Description

Airborne is how William F. Buckley, Jr. describes his sail across the wide Atlantic with his son and five friends. The trip, for fifteen years a dream, for fifteen months a planned operation, was always a risk: one doesn’t set out haphazardly in a small sailboat across 4,400 miles of ocean, and Buckley’s account of perils of the sea as experienced by himself since he acquired his first sailboat at age thirteen is at once graphic, instructive, and terrifying. But, we learn quickly, the concern is mostly for the prospect of thirty days and thirty nights away from the cosmopolitan jungle to which he and his friends are accustomed; their lair, so to speak. But it happened: notwithstanding vicissitudes amusing, annoying, and even dangerous, suddenly the schooner, and the entire trip, were airborne, and the experience resulted in a fusion of hopes, fears, ambitions, and pleasures that lifts the book from the category of mere chronicles of the sea, into a chronicle of our time, a passage of the spirit.

Reviews

Buckley’s long-praised wit naturally shines through in the story of a long-planned Atlantic crossing from Miami, Florida, to Spain, with stops in Bermuda and the Azores, aboard his 60-foot ketch Cyrano, his favorite of the boats he owned over his lifetime, according to his son Christopher.
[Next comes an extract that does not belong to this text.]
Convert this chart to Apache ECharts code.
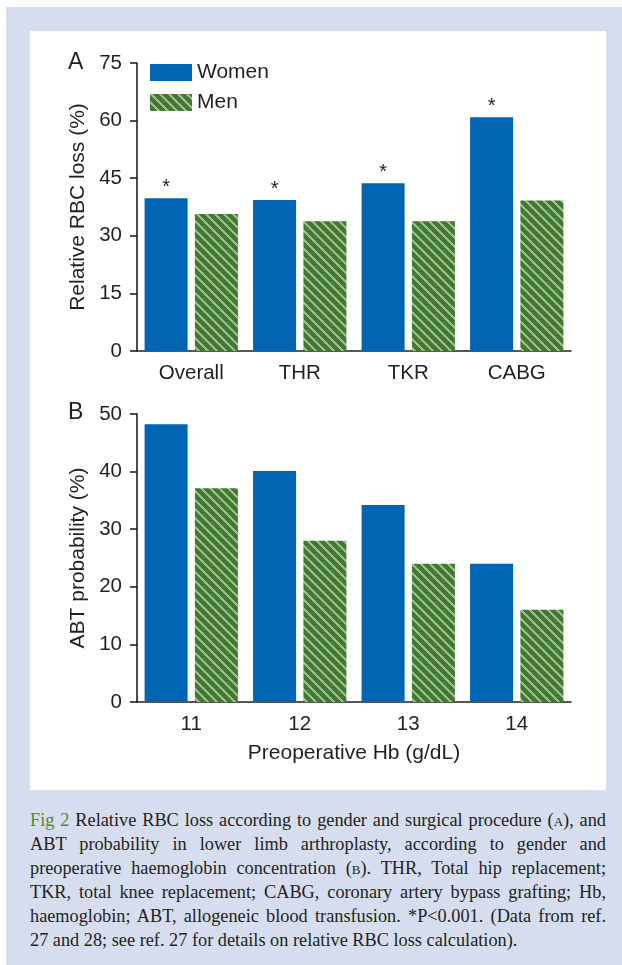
<!DOCTYPE html>
<html>
<head>
<meta charset="utf-8">
<script src="https://cdn.jsdelivr.net/npm/echarts@6/dist/echarts.min.js"></script>
<style>
html,body{margin:0;padding:0;background:#fff;}
#outer{position:absolute;left:6px;top:7px;width:616px;height:958px;background:#d5ddee;}
#panel{position:absolute;left:30px;top:31px;width:576px;height:759px;background:#fff;}
#chart{position:absolute;left:0;top:0;width:622px;height:800px;}
#caption{position:absolute;left:30px;top:808px;width:576px;font-family:"Liberation Serif",serif;font-size:18.3px;color:#231f20;}
#caption div{height:24px;line-height:24px;white-space:nowrap;text-align:justify;text-align-last:justify;}
#caption div.last{text-align-last:left;}
#caption .fig{color:#55893d;}
#caption .sc{font-variant:small-caps;}
</style>
</head>
<body>
<div id="outer"></div>
<div id="panel"></div>
<div id="chart"></div>
<div id="caption">
<div><span class="fig">Fig 2</span> Relative RBC loss according to gender and surgical procedure (<span class="sc">a</span>), and</div>
<div>ABT probability in lower limb arthroplasty, according to gender and</div>
<div>preoperative haemoglobin concentration (<span class="sc">b</span>). THR, Total hip replacement;</div>
<div>TKR, total knee replacement; CABG, coronary artery bypass grafting; Hb,</div>
<div>haemoglobin; ABT, allogeneic blood transfusion. *P&lt;0.001. (Data from ref.</div>
<div class="last">27 and 28; see ref. 27 for details on relative RBC loss calculation).</div>
</div>
<script>
// ---- data ----
const seriesNames = ['Women', 'Men'];
const catsA = ['Overall', 'THR', 'TKR', 'CABG'];
const womenA = [39.8, 39.3, 43.7, 60.9];
const menA = [35.7, 33.8, 33.8, 39.2];
const starsA = ['*', '*', '*', '*'];
const ticksA = {min: 0, max: 75, interval: 15};
const catsB = ['11', '12', '13', '14'];
const womenB = [48.2, 40.1, 34.2, 24.0];
const menB = [37.1, 28.0, 24.0, 16.0];
const ticksB = {min: 0, max: 50, interval: 10};

// ---- styles ----
const blue = '#0066b3';
const ink = '#231f20';
const font = '"Liberation Sans", Arial, sans-serif';

function makeStripe() {
  const n = 9;
  const c = document.createElement('canvas');
  c.width = n; c.height = n;
  const ctx = c.getContext('2d');
  const img = ctx.createImageData(n, n);
  const dg = [0x3e, 0x7a, 0x30], lg = [0xa0, 0xb9, 0x8e];
  for (let y = 0; y < n; y++) {
    for (let x = 0; x < n; x++) {
      const d = ((x - y) % n + n) % n;
      const col = d < 3 ? lg : dg;
      const i = (y * n + x) * 4;
      img.data[i] = col[0]; img.data[i+1] = col[1]; img.data[i+2] = col[2]; img.data[i+3] = 255;
    }
  }
  ctx.putImageData(img, 0, 0);
  return c;
}
const stripe = {image: makeStripe(), repeat: 'repeat'};

const chart = echarts.init(document.getElementById('chart'), null, {renderer: 'canvas'});

const axisLine = {show: true, lineStyle: {color: ink, width: 1.6}};
function yAxis(idx, t, name) {
  return {
    type: 'value', gridIndex: idx, min: t.min, max: t.max, interval: t.interval,
    name: name, nameLocation: 'middle', nameGap: 48, nameRotate: 90,
    nameTextStyle: {fontFamily: font, fontSize: 21, color: ink},
    axisLine: axisLine,
    axisTick: {show: true, length: 7, lineStyle: {color: ink, width: 1.6}},
    axisLabel: {fontFamily: font, fontSize: 20.5, color: ink, margin: 15},
    splitLine: {show: false}
  };
}
function xAxis(idx, cats, name) {
  return {
    type: 'category', gridIndex: idx, data: cats,
    name: name || '', nameLocation: 'middle', nameGap: 41,
    nameTextStyle: {fontFamily: font, fontSize: 21, color: ink},
    axisLine: axisLine, axisTick: {show: false},
    axisLabel: {fontFamily: font, fontSize: 20.5, color: ink, margin: 12}
  };
}

const option = {
  backgroundColor: 'transparent',
  animation: false,
  grid: [
    {left: 137, width: 434, top: 63, height: 288},
    {left: 137, width: 434, top: 414, height: 288}
  ],
  legend: {
    data: seriesNames, orient: 'vertical', left: 150, top: 62,
    itemWidth: 42, itemHeight: 17, itemGap: 9, icon: 'rect',
    textStyle: {fontFamily: font, fontSize: 21, color: ink},
    padding: 0
  },
  xAxis: [xAxis(0, catsA), xAxis(1, catsB, 'Preoperative Hb (g/dL)')],
  yAxis: [yAxis(0, ticksA, 'Relative RBC loss (%)'), yAxis(1, ticksB, 'ABT probability (%)')],
  graphic: [
    {type: 'text', left: 68, top: 51, style: {text: 'A', fontFamily: font, fontSize: 23, fill: ink}},
    {type: 'text', left: 68, top: 401, style: {text: 'B', fontFamily: font, fontSize: 23, fill: ink}}
  ],
  series: [
    {name: seriesNames[0], type: 'bar', xAxisIndex: 0, yAxisIndex: 0, data: womenA,
     barWidth: 43, barGap: '17%', itemStyle: {color: blue},
     label: {show: true, position: 'top', distance: 1, fontFamily: font, fontSize: 20, color: ink,
             formatter: p => starsA[p.dataIndex]}},
    {name: seriesNames[1], type: 'bar', xAxisIndex: 0, yAxisIndex: 0, data: menA,
     barWidth: 43, barGap: '17%', itemStyle: {color: stripe}},
    {name: seriesNames[0], type: 'bar', xAxisIndex: 1, yAxisIndex: 1, data: womenB,
     barWidth: 43, barGap: '17%', itemStyle: {color: blue}},
    {name: seriesNames[1], type: 'bar', xAxisIndex: 1, yAxisIndex: 1, data: menB,
     barWidth: 43, barGap: '17%', itemStyle: {color: stripe}}
  ]
};
chart.setOption(option);
</script>
</body>
</html>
But along with that wit Buckley delivers one of the more realistic glimpses at sailing, without glossing over the unpleasant parts, that can be found in nonfiction sailing books. . . . Christopher, who wrote his own book related to the trip, brings moments of delight, but none more pleasurable than the new foreword, which is reason enough to upgrade to the new version of the book.